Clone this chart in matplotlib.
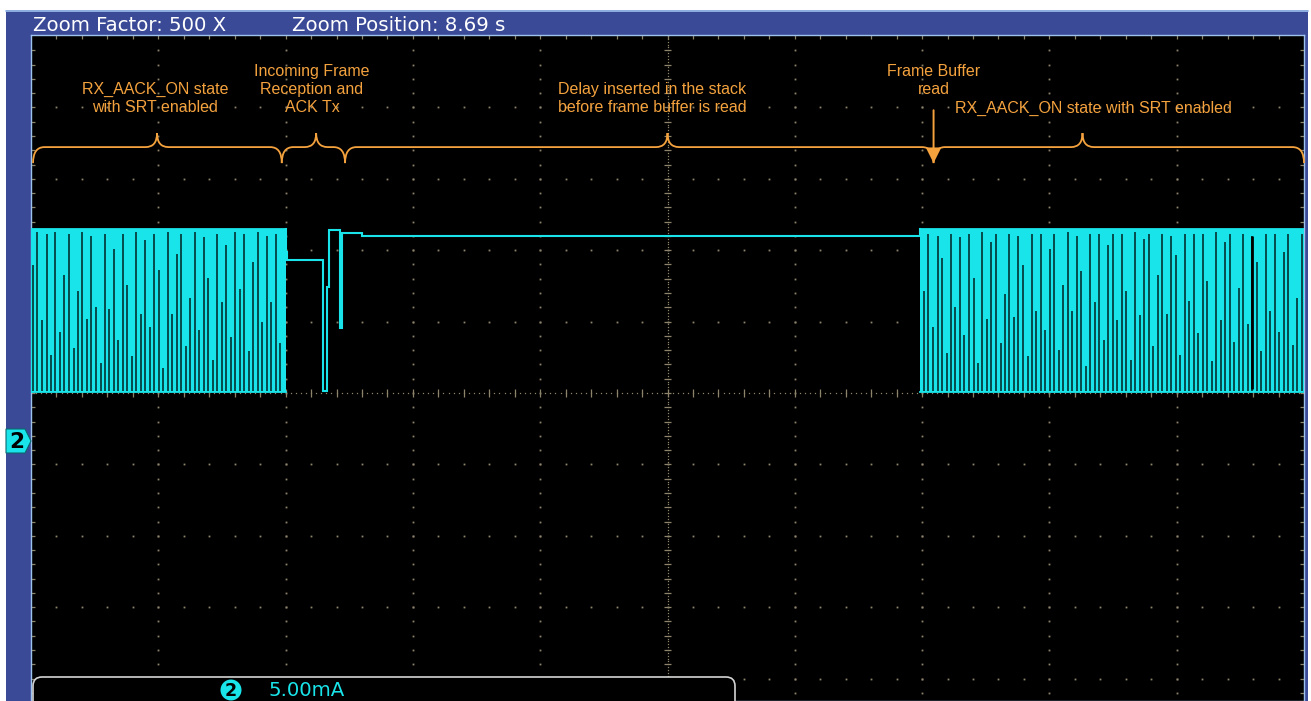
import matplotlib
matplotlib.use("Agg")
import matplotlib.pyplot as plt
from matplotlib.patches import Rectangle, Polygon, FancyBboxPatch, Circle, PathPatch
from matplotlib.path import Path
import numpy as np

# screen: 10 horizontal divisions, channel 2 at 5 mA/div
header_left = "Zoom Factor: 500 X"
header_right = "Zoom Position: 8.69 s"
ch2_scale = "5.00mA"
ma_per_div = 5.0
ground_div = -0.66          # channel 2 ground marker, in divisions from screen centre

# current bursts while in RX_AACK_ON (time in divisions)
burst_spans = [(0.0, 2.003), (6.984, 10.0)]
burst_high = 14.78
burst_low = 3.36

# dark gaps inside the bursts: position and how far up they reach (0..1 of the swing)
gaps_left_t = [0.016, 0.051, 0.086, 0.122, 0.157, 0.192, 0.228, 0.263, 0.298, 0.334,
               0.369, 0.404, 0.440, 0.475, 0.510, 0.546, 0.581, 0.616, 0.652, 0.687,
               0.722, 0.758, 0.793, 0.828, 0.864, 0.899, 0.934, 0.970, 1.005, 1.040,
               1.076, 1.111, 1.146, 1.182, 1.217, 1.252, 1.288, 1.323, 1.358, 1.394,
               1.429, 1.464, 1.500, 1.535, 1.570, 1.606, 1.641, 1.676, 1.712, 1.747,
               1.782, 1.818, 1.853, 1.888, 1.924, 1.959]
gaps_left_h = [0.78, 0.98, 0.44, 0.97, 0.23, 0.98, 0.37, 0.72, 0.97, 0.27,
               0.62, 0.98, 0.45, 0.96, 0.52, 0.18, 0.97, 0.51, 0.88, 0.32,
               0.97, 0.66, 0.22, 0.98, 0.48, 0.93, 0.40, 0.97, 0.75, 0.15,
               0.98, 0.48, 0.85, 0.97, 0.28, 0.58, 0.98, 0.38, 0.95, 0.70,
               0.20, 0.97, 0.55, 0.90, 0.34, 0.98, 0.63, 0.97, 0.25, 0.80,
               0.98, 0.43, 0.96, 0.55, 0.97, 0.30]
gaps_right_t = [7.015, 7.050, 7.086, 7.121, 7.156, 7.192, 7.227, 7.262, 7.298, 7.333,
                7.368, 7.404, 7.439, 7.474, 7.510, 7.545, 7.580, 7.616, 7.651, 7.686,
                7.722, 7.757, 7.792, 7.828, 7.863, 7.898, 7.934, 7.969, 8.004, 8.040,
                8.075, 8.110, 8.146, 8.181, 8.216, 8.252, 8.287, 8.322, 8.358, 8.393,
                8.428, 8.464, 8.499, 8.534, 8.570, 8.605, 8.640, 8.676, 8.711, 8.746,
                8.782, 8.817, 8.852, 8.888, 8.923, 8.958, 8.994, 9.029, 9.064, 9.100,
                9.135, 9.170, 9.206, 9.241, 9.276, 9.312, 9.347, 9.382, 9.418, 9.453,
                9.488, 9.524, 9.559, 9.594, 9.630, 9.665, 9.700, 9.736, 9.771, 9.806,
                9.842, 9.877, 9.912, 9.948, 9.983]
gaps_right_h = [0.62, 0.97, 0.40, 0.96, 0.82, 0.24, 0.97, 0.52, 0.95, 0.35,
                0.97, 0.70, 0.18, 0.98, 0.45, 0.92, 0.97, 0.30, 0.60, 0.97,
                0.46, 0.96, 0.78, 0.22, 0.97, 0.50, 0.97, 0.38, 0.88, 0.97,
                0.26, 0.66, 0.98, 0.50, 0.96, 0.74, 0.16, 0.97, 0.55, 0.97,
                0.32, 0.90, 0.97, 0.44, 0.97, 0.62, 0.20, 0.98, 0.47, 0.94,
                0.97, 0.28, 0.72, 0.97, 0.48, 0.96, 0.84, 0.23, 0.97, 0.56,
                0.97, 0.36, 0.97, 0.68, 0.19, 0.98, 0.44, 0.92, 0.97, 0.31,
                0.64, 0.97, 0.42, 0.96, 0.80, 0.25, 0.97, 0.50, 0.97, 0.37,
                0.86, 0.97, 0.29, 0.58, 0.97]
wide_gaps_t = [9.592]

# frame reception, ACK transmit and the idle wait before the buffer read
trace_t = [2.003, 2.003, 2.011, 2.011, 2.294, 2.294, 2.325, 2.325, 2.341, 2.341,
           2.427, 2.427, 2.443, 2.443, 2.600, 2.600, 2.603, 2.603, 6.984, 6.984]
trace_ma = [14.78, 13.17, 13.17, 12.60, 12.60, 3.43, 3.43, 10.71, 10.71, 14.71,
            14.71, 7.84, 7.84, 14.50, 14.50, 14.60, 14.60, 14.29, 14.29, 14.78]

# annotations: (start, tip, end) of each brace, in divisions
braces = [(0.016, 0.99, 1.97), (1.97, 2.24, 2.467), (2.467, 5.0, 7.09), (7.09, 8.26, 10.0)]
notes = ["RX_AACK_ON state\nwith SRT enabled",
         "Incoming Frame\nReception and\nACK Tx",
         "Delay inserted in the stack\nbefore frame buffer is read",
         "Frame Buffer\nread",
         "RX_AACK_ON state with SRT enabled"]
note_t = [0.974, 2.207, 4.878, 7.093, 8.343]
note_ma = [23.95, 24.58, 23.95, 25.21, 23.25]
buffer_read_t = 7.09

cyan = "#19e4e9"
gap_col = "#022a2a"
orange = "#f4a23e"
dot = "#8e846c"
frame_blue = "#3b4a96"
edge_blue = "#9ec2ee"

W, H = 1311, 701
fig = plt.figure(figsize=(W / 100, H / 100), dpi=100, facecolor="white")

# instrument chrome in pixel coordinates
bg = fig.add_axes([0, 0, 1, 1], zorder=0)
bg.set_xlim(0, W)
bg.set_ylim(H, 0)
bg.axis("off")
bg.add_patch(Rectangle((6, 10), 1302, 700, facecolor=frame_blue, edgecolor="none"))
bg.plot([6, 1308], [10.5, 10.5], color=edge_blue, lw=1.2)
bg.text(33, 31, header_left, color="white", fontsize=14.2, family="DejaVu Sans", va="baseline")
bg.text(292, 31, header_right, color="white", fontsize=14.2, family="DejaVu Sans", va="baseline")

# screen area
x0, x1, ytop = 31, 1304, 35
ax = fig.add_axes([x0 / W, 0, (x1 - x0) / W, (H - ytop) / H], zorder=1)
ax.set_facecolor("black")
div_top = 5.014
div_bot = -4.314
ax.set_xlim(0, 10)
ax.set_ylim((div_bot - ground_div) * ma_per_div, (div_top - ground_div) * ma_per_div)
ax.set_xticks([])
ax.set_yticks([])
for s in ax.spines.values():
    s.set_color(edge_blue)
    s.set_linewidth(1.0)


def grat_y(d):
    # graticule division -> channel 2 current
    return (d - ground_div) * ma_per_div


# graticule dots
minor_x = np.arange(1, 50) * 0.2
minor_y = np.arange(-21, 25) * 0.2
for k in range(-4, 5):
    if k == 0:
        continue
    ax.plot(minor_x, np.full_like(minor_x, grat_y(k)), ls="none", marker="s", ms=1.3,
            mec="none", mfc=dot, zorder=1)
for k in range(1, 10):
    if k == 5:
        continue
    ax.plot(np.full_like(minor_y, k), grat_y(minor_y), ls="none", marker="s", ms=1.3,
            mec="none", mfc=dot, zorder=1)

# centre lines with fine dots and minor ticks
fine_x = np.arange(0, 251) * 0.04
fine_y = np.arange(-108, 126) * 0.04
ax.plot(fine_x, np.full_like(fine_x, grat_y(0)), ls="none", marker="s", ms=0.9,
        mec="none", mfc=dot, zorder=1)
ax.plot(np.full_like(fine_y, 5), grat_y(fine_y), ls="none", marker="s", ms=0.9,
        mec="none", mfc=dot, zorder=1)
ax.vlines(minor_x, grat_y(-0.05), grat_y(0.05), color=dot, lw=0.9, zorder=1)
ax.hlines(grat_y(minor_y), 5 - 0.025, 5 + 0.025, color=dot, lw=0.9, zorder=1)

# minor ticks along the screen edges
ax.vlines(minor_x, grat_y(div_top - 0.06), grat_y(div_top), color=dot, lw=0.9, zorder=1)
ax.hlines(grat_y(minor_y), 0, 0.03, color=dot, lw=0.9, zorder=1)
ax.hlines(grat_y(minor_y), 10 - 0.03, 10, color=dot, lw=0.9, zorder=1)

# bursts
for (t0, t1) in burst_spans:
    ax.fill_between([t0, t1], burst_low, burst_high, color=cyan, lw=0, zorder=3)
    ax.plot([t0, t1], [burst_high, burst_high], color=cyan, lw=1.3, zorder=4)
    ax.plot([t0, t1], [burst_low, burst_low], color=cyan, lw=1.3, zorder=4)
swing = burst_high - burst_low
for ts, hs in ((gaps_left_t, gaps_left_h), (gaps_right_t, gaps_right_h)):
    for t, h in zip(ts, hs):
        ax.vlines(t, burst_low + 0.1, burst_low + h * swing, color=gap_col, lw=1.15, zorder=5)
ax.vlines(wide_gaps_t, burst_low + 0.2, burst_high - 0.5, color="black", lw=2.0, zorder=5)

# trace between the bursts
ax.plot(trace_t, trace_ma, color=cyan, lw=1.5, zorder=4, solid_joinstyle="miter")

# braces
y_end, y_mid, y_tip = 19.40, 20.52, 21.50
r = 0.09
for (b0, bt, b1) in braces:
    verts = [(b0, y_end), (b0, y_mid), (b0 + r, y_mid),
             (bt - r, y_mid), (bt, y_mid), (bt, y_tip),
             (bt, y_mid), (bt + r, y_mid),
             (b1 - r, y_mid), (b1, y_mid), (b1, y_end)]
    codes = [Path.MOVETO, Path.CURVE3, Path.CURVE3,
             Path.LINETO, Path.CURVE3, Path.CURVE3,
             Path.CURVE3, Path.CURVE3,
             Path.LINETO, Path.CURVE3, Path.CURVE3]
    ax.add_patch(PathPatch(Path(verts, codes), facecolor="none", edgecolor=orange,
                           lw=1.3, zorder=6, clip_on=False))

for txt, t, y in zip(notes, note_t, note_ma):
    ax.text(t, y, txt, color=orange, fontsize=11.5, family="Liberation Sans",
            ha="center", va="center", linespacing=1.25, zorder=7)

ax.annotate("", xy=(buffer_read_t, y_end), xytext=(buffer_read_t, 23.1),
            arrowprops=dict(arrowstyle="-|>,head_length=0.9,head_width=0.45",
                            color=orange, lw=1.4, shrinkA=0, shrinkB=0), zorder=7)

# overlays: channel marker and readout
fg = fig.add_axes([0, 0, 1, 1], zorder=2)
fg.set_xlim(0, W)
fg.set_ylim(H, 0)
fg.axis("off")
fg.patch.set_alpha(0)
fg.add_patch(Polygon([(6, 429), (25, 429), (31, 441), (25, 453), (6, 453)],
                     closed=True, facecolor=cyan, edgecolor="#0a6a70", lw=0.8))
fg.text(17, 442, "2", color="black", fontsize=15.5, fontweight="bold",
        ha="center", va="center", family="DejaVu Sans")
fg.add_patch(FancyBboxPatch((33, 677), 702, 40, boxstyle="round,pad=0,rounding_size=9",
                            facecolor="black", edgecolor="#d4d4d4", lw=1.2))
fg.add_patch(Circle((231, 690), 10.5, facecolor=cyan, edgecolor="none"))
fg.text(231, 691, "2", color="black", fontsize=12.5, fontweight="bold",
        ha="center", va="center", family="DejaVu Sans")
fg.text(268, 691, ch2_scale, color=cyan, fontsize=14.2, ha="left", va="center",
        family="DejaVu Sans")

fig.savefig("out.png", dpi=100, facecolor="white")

* * *

**OBJECTIVE:** Return only the lines running from the top of the data to the line that holds "burst_low = 3.36". Include both of those lines, but skip the pictures.

**TASK ANSWER:**
Clone this chart in matplotlib.
import matplotlib
matplotlib.use("Agg")
import matplotlib.pyplot as plt
from matplotlib.patches import Rectangle, Polygon, FancyBboxPatch, Circle, PathPatch
from matplotlib.path import Path
import numpy as np

# screen: 10 horizontal divisions, channel 2 at 5 mA/div
header_left = "Zoom Factor: 500 X"
header_right = "Zoom Position: 8.69 s"
ch2_scale = "5.00mA"
ma_per_div = 5.0
ground_div = -0.66          # channel 2 ground marker, in divisions from screen centre

# current bursts while in RX_AACK_ON (time in divisions)
burst_spans = [(0.0, 2.003), (6.984, 10.0)]
burst_high = 14.78
burst_low = 3.36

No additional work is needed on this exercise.